No hay
cosa que más enganche o incomode, a partes iguales, que un abrazo. Un gesto, tan
solo, que es capaz de hacerte creer y caer en esto que yo considero un acto de
fe casi prohibido: el amor.
Estar
tan cerca, más en mente que en cuerpo, va en contra de todas las reglas del
juego lechucil. No hay fuerza que pueda con ese lechuzo capaz de estrangularte
y estrujarte todos tus huecos, sin más, no hay más espacios, ni para el aire ni
para la inteligencia. Sin tiempo: silencio y un abrazo.
Es una
lucha en la que nunca he conseguido medalla y los diplomas olímpicos, casi que
mejor los gano en otros campos, más esforzados, al menos, y mucho más típicos y
comunes. Esas pruebas me dan menos miedo. Una lechuza es capaz de saltar hasta
los dos metros, con pértiga o sin ella (cosa de gustos).
Mientras,
con un abrazo, a una le entra una ceguera tonta que es aún más inverosímil que
la fe religiosa.

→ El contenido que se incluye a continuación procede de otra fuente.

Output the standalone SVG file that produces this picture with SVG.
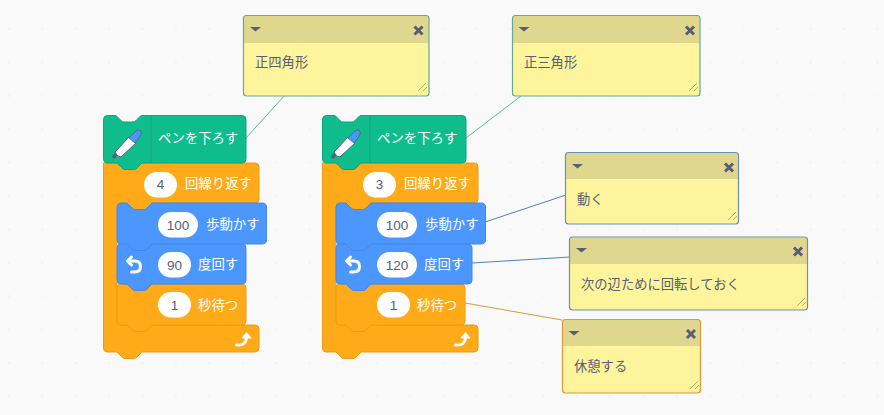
<svg xmlns="http://www.w3.org/2000/svg" width="884" height="415" viewBox="0 0 884 415">
<style>
text{font-family:"Noto Sans CJK JP","Noto Sans",sans-serif}
.lbl{font-size:13.400px;fill:#fff}
.num{font-size:13.500px;fill:#575e75;text-anchor:middle;font-family:"Liberation Sans",Arial,sans-serif}
.pill{fill:#fff}
.note{font-size:13.300px;fill:#575e75}
.nb{fill:#fef49c}
.nh{fill:#e0d78e}
.edge{fill:none;stroke-width:1.200}
.ic{fill:#575e75}
.x{stroke:#575e75;stroke-width:3;fill:none}
.grip{stroke:#b5ad70;stroke-width:1;fill:none}
.conn{fill:none;stroke-width:1}
.green{fill:#0fbd8c;stroke:#0da57a}
.orange{fill:#ffab19;stroke:#ec9c13}
.blue{fill:#4c97ff;stroke:#4587e6}
</style>
<defs>
<pattern id="dots" width="33.4" height="33.4" patternUnits="userSpaceOnUse" x="8" y="28">
<circle cx="1" cy="1" r="1" fill="#efefef"/>
</pattern>
<g id="pen">
<path d="M-9 11 L-13 15 L-15 13 L-12 8Z" fill="#575e75"/>
<path d="M-12 8 L2 -7 L9 -1 L-6 13Q-10 13 -12 8Z" fill="#fff" stroke="#575e75" stroke-width="1"/>
<path d="M2 -6 L9 -13 Q12 -15 14 -13 Q15 -10 13 -8 L8 -1Z" fill="#4c97ff" stroke="#575e75" stroke-width=".8"/>
</g>
<g id="turn">
<path d="M-2.500 -7 L-6.500 -3 L-2.500 1 M-5.500 -3 H1 Q6.500 -3 6.500 2.500 Q6.500 8 0.500 8 H-2.500" fill="none" stroke="#fff" stroke-width="3" stroke-linecap="round" stroke-linejoin="round"/>
</g>
<g id="loop">
<path d="M-6.500 6 Q3.500 7 3.500 -2" fill="none" stroke="#fff" stroke-width="2.800" stroke-linecap="round"/>
<path d="M-1 -1 L3.500 -6.500 L8 -1Z" fill="#fff" stroke="#fff" stroke-linejoin="round"/>
</g>
<g id="hdr">
<path d="M0 0 l5.500 -4.500 h-11z" class="ic" transform="translate(0 2.500)"/>
</g>
</defs>
<rect width="884" height="415" fill="#f9f9f9"/>
<rect width="884" height="415" fill="url(#dots)"/>

<g id="connectors">
<path class="conn" stroke="#5db3a0" d="M246 138L285 95"/>
<path class="conn" stroke="#5db3a0" d="M466 138L521 96"/>
<path class="conn" stroke="#4c7fc5" d="M485 222L566 195"/>
<path class="conn" stroke="#4c7fc5" d="M472 263L570 257"/>
<path class="conn" stroke="#d9993a" d="M465 303L562 320"/>
</g>

<g id="stack1">
<path class="orange" d="M103.500 163H255Q259 163 259 167V199Q259 203 255 203H152l-5 5q-1.500 1.500 -3 1.500h-9q-1.500 0 -3 -1.500l-5 -5H121Q117 203 117 207V321Q117 325 121 325H127l5 5q1.500 1.500 3 1.500h9q1.500 0 3 -1.500l5 -5H255Q259 325 259 329V348Q259 352 255 352H142l-5 5q-1.500 1.500 -3 1.500h-9q-1.500 0 -3 -1.500l-5 -5H107Q103.500 352 103.500 348Z"/>
<path class="green" d="M103.500 119.500Q103.500 115.500 107.500 115.500H116l5 5q1.500 1.500 3 1.500h9q1.500 0 3 -1.500l5 -5H242Q246 115.500 246 119.500V159Q246 163 242 163H142l-5 5q-1.500 1.500 -3 1.500h-9q-1.500 0 -3 -1.500l-5 -5H107.500Q103.500 163 103.500 159Z"/>
<path d="M151 116V163" stroke="#0da57a" fill="none"/>
<use href="#pen" x="127" y="144"/>
<text class="lbl" x="158" y="143">ペンを下ろす</text>
<rect class="pill" x="144" y="172" width="33" height="25.500" rx="12.700"/>
<text class="num" x="160.500" y="189">4</text>
<text class="lbl" x="185" y="188">回繰り返す</text>
<path class="blue" d="M117 207Q117 203 121 203H127l5 5q1.500 1.500 3 1.500h9q1.500 0 3 -1.500l5 -5H262Q266.500 203 266.500 207V240Q266.500 244 262 244H152l-5 5q-1.500 1.500 -3 1.500h-9q-1.500 0 -3 -1.500l-5 -5H121Q117 244 117 240Z"/>
<rect class="pill" x="158" y="212" width="40" height="25.500" rx="12.700"/>
<text class="num" x="178" y="229.500">100</text>
<text class="lbl" x="206" y="229">歩動かす</text>
<path class="orange" d="M117 288Q117 284 121 284H127l5 5q1.500 1.500 3 1.500h9q1.500 0 3 -1.500l5 -5H242Q246 284 246 288V321Q246 325 242 325H152l-5 5q-1.500 1.500 -3 1.500h-9q-1.500 0 -3 -1.500l-5 -5H121Q117 325 117 321Z"/>
<path class="blue" d="M117 248Q117 244 121 244H127l5 5q1.500 1.500 3 1.500h9q1.500 0 3 -1.500l5 -5H242Q246 244 246 248V280Q246 284 242 284H152l-5 5q-1.500 1.500 -3 1.500h-9q-1.500 0 -3 -1.500l-5 -5H121Q117 284 117 280Z"/>
<use href="#turn" x="134" y="264"/>
<rect class="pill" x="158" y="252" width="33" height="25.500" rx="12.700"/>
<text class="num" x="174.500" y="269.500">90</text>
<text class="lbl" x="198" y="269">度回す</text>
<rect class="pill" x="158" y="292" width="33" height="25.500" rx="12.700"/>
<text class="num" x="174.500" y="309.500">1</text>
<text class="lbl" x="198" y="310">秒待つ</text>
<use href="#loop" x="243" y="339"/>
</g>

<g id="stack2">
<path class="orange" d="M322.500 163H474Q478 163 478 167V199Q478 203 474 203H371l-5 5q-1.500 1.500 -3 1.500h-9q-1.500 0 -3 -1.500l-5 -5H340Q336 203 336 207V321Q336 325 340 325H346l5 5q1.500 1.500 3 1.500h9q1.500 0 3 -1.500l5 -5H474Q478 325 478 329V348Q478 352 474 352H361l-5 5q-1.500 1.500 -3 1.500h-9q-1.500 0 -3 -1.500l-5 -5H326Q322.500 352 322.500 348Z"/>
<path class="green" d="M322.500 119.500Q322.500 115.500 326.500 115.500H335l5 5q1.500 1.500 3 1.500h9q1.500 0 3 -1.500l5 -5H462Q466 115.500 466 119.500V159Q466 163 462 163H361l-5 5q-1.500 1.500 -3 1.500h-9q-1.500 0 -3 -1.500l-5 -5H326.500Q322.500 163 322.500 159Z"/>
<path d="M370 116V163" stroke="#0da57a" fill="none"/>
<use href="#pen" x="346" y="144"/>
<text class="lbl" x="377" y="143">ペンを下ろす</text>
<rect class="pill" x="363" y="172" width="33" height="25.500" rx="12.700"/>
<text class="num" x="379.500" y="189">3</text>
<text class="lbl" x="404" y="188">回繰り返す</text>
<path class="blue" d="M336 207Q336 203 340 203H346l5 5q1.500 1.500 3 1.500h9q1.500 0 3 -1.500l5 -5H481Q485.500 203 485.500 207V240Q485.500 244 481 244H371l-5 5q-1.500 1.500 -3 1.500h-9q-1.500 0 -3 -1.500l-5 -5H340Q336 244 336 240Z"/>
<rect class="pill" x="377" y="212" width="40" height="25.500" rx="12.700"/>
<text class="num" x="397" y="229.500">100</text>
<text class="lbl" x="425" y="229">歩動かす</text>
<path class="orange" d="M336 288Q336 284 340 284H346l5 5q1.500 1.500 3 1.500h9q1.500 0 3 -1.500l5 -5H461Q465 284 465 288V321Q465 325 461 325H371l-5 5q-1.500 1.500 -3 1.500h-9q-1.500 0 -3 -1.500l-5 -5H340Q336 325 336 321Z"/>
<path class="blue" d="M336 248Q336 244 340 244H346l5 5q1.500 1.500 3 1.500h9q1.500 0 3 -1.500l5 -5H468Q472 244 472 248V280Q472 284 468 284H371l-5 5q-1.500 1.500 -3 1.500h-9q-1.500 0 -3 -1.500l-5 -5H340Q336 284 336 280Z"/>
<use href="#turn" x="353" y="264"/>
<rect class="pill" x="377" y="252" width="40" height="25.500" rx="12.700"/>
<text class="num" x="397" y="269.500">120</text>
<text class="lbl" x="424" y="269">度回す</text>
<rect class="pill" x="377" y="292" width="33" height="25.500" rx="12.700"/>
<text class="num" x="393.500" y="309.500">1</text>
<text class="lbl" x="417" y="310">秒待つ</text>
<use href="#loop" x="462" y="339"/>
</g>

<g id="note1">
<rect class="nb" x="243.500" y="15.500" width="185.500" height="80.500" rx="3"/>
<path class="nh" d="M244 19Q244 16 247 16H425.500Q428.500 16 428.500 19V43H244Z"/>
<use href="#hdr" x="255.500" y="29"/>
<path class="x" d="M414.500 26.500L422.500 34.500M422.500 26.500L414.500 34.500"/>
<path class="grip" d="M418 91L426 83M423 91L427 87"/>
<text class="note" x="255" y="67">正四角形</text>
<rect class="edge" stroke="#62ab92" x="243.500" y="15.500" width="185.500" height="80.500" rx="3"/>
</g>
<g id="note2">
<rect class="nb" x="512.500" y="15.500" width="187.500" height="80.500" rx="3"/>
<path class="nh" d="M513 19Q513 16 516 16H696.500Q699.500 16 699.500 19V43H513Z"/>
<use href="#hdr" x="524" y="29"/>
<path class="x" d="M686 26.500L694 34.500M694 26.500L686 34.500"/>
<path class="grip" d="M689 91L697 83M694 91L698 87"/>
<text class="note" x="524" y="67">正三角形</text>
<rect class="edge" stroke="#62ab92" x="512.500" y="15.500" width="187.500" height="80.500" rx="3"/>
</g>
<g id="note3">
<rect class="nb" x="565.500" y="152.500" width="173" height="71.500" rx="3"/>
<path class="nh" d="M566 156Q566 153 569 153H735Q738 153 738 156V179H566Z"/>
<use href="#hdr" x="577.500" y="166"/>
<path class="x" d="M725 163.500L733 171.500M733 163.500L725 171.500"/>
<path class="grip" d="M728 220L736 212M733 220L737 216"/>
<text class="note" x="577" y="204">動く</text>
<rect class="edge" stroke="#6d8fb5" x="565.500" y="152.500" width="173" height="71.500" rx="3"/>
</g>
<g id="note4">
<rect class="nb" x="569.500" y="237" width="238" height="73" rx="3"/>
<path class="nh" d="M570 240Q570 237.500 573 237.500H804Q807 237.500 807 240V264H570Z"/>
<use href="#hdr" x="581.500" y="250"/>
<path class="x" d="M794 247.500L802 255.500M802 247.500L794 255.500"/>
<path class="grip" d="M797 306L805 298M802 306L806 302"/>
<text class="note" x="581" y="289">次の辺ために回転しておく</text>
<rect class="edge" stroke="#6d8fb5" x="569.500" y="237" width="238" height="73" rx="3"/>
</g>
<g id="note5">
<rect class="nb" x="562.500" y="319.500" width="138" height="73.500" rx="3"/>
<path class="nh" d="M563 322Q563 320 566 320H697Q700 320 700 322V346H563Z"/>
<use href="#hdr" x="574" y="333"/>
<path class="x" d="M687 330L695 338M695 330L687 338"/>
<path class="grip" d="M690 389L698 381M695 389L699 385"/>
<text class="note" x="574" y="371">休憩する</text>
<rect class="edge" stroke="#d9993a" x="562.500" y="319.500" width="138" height="73.500" rx="3"/>
</g>
</svg>
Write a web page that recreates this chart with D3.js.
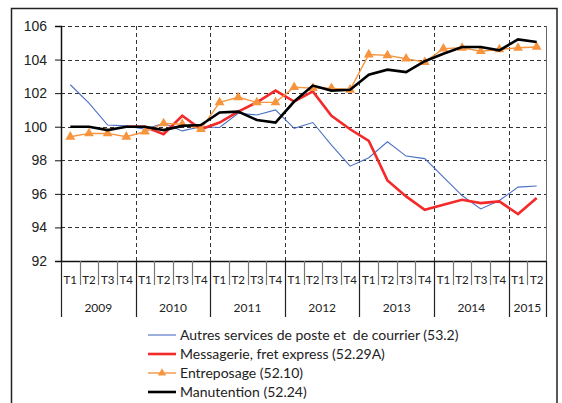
<!DOCTYPE html>
<html>
<head>
<meta charset="utf-8">
<script src="https://cdn.jsdelivr.net/npm/d3@7"></script>
<style>
  body { margin: 0; background: #fff; }
  svg { display: block; font-family: Lato, "Open Sans", sans-serif; }
</style>
</head>
<body>
<div id="chart"></div>
<script>
var years = ["2009", "2010", "2011", "2012", "2013", "2014", "2015"];
var quarters = [
  "T1", "T2", "T3", "T4", "T1", "T2", "T3", "T4", "T1", "T2", "T3", "T4",
  "T1", "T2", "T3", "T4", "T1", "T2", "T3", "T4", "T1", "T2", "T3", "T4",
  "T1", "T2"
];
var yTicks = [92, 94, 96, 98, 100, 102, 104, 106];

var autres = [102.5, 101.4, 100.1, 100.05, 99.85, 100.2, 99.75, 100.0, 99.95, 100.8, 100.7, 101.0,
  99.9, 100.25, 98.9, 97.65, 98.15, 99.1, 98.25, 98.1, 97.0, 95.9, 95.1, 95.6, 96.4, 96.47];
var messagerie = [null, null, null, 100.0, 100.0, 99.55, 100.65, 99.85, 100.25, 100.9, 101.45, 102.15,
  101.5, 102.1, 100.65, 99.85, 99.15, 96.8, 95.85, 95.05, 95.35, 95.65, 95.45, 95.55, 94.8, 95.75];
var entreposage = [99.4, 99.6, 99.6, 99.4, 99.7, 100.2, 100.15, 99.85, 101.45, 101.75, 101.45, 101.45,
  102.35, 102.3, 102.3, 102.2, 104.3, 104.25, 104.05, 103.85, 104.65, 104.7, 104.5, 104.6, 104.7, 104.75];
var manutention = [100.0, 100.0, 99.8, 100.0, 100.0, 99.8, 100.05, 100.1, 100.85, 100.9, 100.4, 100.25,
  101.5, 102.45, 102.15, 102.2, 103.1, 103.4, 103.25, 103.9, 104.35, 104.75, 104.75, 104.55, 105.2, 105.05];

var legendLabels = [
  "Autres services de poste et \u00a0de courrier (53.2)",
  "Messagerie, fret express (52.29A)",
  "Entreposage (52.10)",
  "Manutention (52.24)"
];

var svgWidth = 562;
var svgHeight = 403;
var plot = { left: 61, right: 546, top: 26, bottom: 261 };

var svg = d3.select("#chart").append("svg")
  .attr("width", svgWidth)
  .attr("height", svgHeight);

// outer frame (no bottom edge visible)
svg.append("path")
  .attr("d", "M11.5,404 V8.5 H557 V404")
  .attr("fill", "none")
  .attr("stroke", "#222")
  .attr("stroke-width", 1.5);

var idx = d3.range(quarters.length);

var x = d3.scaleBand()
  .domain(idx)
  .range([plot.left, plot.right])
  .padding(0);

var y = d3.scaleLinear()
  .domain([92, 106])
  .range([plot.bottom, plot.top]);

var cx = function (i) { return x(i) + x.bandwidth() / 2; };

// horizontal grid
svg.append("g").selectAll("line")
  .data(yTicks.filter(function (d) { return d > 92; }))
  .enter().append("line")
  .attr("x1", plot.left).attr("x2", plot.right)
  .attr("y1", function (d) { return Math.round(y(d)) + 0.5; })
  .attr("y2", function (d) { return Math.round(y(d)) + 0.5; })
  .attr("stroke", "#333")
  .attr("stroke-dasharray", "4,3");

// vertical grid at year boundaries
var yearStarts = [4, 8, 12, 16, 20, 24];
svg.append("g").selectAll("line")
  .data(yearStarts)
  .enter().append("line")
  .attr("x1", function (d) { return Math.round(x(d)) + 0.5; })
  .attr("x2", function (d) { return Math.round(x(d)) + 0.5; })
  .attr("y1", plot.top).attr("y2", plot.bottom)
  .attr("stroke", "#333")
  .attr("stroke-dasharray", "4,3");

// right plot edge
svg.append("line")
  .attr("x1", plot.right + 0.5).attr("x2", plot.right + 0.5)
  .attr("y1", plot.top).attr("y2", plot.bottom)
  .attr("stroke", "#666");

// y axis
var yAxis = svg.append("g")
  .attr("transform", "translate(" + plot.left + ",0)")
  .call(d3.axisLeft(y).tickValues(yTicks).tickSize(6).tickPadding(8).tickFormat(d3.format("d")));
yAxis.select(".domain").attr("stroke", "#111").attr("stroke-width", 1.5);
yAxis.selectAll(".tick line").attr("stroke", "#111");
yAxis.selectAll("text").style("font-size", "14px").attr("fill", "#222");

// x axis base line
svg.append("line")
  .attr("x1", plot.left).attr("x2", plot.right)
  .attr("y1", plot.bottom + 0.5).attr("y2", plot.bottom + 0.5)
  .attr("stroke", "#111")
  .attr("stroke-width", 1.5);

// quarter separators
svg.append("g").selectAll("line")
  .data(d3.range(quarters.length + 1))
  .enter().append("line")
  .attr("x1", function (d) { return Math.round(d < quarters.length ? x(d) : plot.right) + 0.5; })
  .attr("x2", function (d) { return Math.round(d < quarters.length ? x(d) : plot.right) + 0.5; })
  .attr("y1", plot.bottom)
  .attr("y2", function (d) { return (d % 4 === 0 || d === quarters.length) ? 317 : 285; })
  .attr("stroke", function (d) { return (d % 4 === 0 || d === quarters.length) ? "#222" : "#777"; })
  .attr("stroke-width", 1.2);

// quarter labels
svg.append("g").selectAll("text")
  .data(quarters)
  .enter().append("text")
  .attr("x", function (d, i) { return cx(i); })
  .attr("y", 284)
  .attr("text-anchor", "middle")
  .style("font-size", "11.5px")
  .attr("fill", "#222")
  .text(function (d) { return d; });

// year labels
svg.append("g").selectAll("text")
  .data(years)
  .enter().append("text")
  .attr("x", function (d, i) {
    var a = x(i * 4);
    var b = i * 4 + 4 < quarters.length ? x(i * 4 + 4) : plot.right;
    return (a + b) / 2;
  })
  .attr("y", 312)
  .attr("text-anchor", "middle")
  .style("font-size", "12px")
  .attr("fill", "#222")
  .text(function (d) { return d; });

// series
var series = [
  { name: legendLabels[0], values: autres, color: "#4a6fc4", width: 1.1, marker: false },
  { name: legendLabels[1], values: messagerie, color: "#f42a2a", width: 2.6, marker: false },
  { name: legendLabels[2], values: entreposage, color: "#f7953f", width: 1.4, marker: true },
  { name: legendLabels[3], values: manutention, color: "#000", width: 2.6, marker: false }
];

var line = d3.line()
  .defined(function (d) { return d !== null; })
  .x(function (d, i) { return cx(i); })
  .y(function (d) { return y(d); });

series.forEach(function (s) {
  svg.append("path")
    .datum(s.values)
    .attr("fill", "none")
    .attr("stroke", s.color)
    .attr("stroke-width", s.width)
    .attr("stroke-linejoin", "miter")
    .attr("d", line);
  if (s.marker) {
    svg.append("g").selectAll("path")
      .data(s.values)
      .enter().append("path")
      .attr("transform", function (d, i) { return "translate(" + cx(i) + "," + y(d) + ")"; })
      .attr("d", d3.symbol().type(d3.symbolTriangle).size(42))
      .attr("fill", s.color);
  }
});

// legend
var legend = svg.append("g");
var legendY = [335, 354, 373, 392];
series.forEach(function (s, i) {
  var g = legend.append("g").attr("transform", "translate(0," + legendY[i] + ")");
  g.append("line")
    .attr("x1", 148).attr("x2", 176)
    .attr("y1", 0).attr("y2", 0)
    .attr("stroke", s.color)
    .attr("stroke-width", s.width);
  if (s.marker) {
    g.append("path")
      .attr("transform", "translate(162,0)")
      .attr("d", d3.symbol().type(d3.symbolTriangle).size(30))
      .attr("fill", s.color);
  }
  g.append("text")
    .attr("x", 180)
    .attr("y", 5)
    .style("font-size", "14px")
    .attr("fill", "#222")
    .text(s.name);
});
</script>
</body>
</html>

Veamos, ventajas de creer en un ser superior: el camino duro
se viste de más sencillo. Ventajas de creer que ese que te apechuga y fusiona
entre las alas siempre te amará o que te ha amado: una idiotez que te conduce
al arrepentimiento o a un engaño convencional.
Mas,
ay, me enganchan los abrazos, sobre todo cuando ni un poco los espero. Un chute
de energía, de gas natural, de salvajismo animal en plan suave. Es tal lo que
uno siente, que podemos convertirnos en creyentes, en frágiles criaturitas
preparadas para el tropiezo. Zas, plas, ummmm.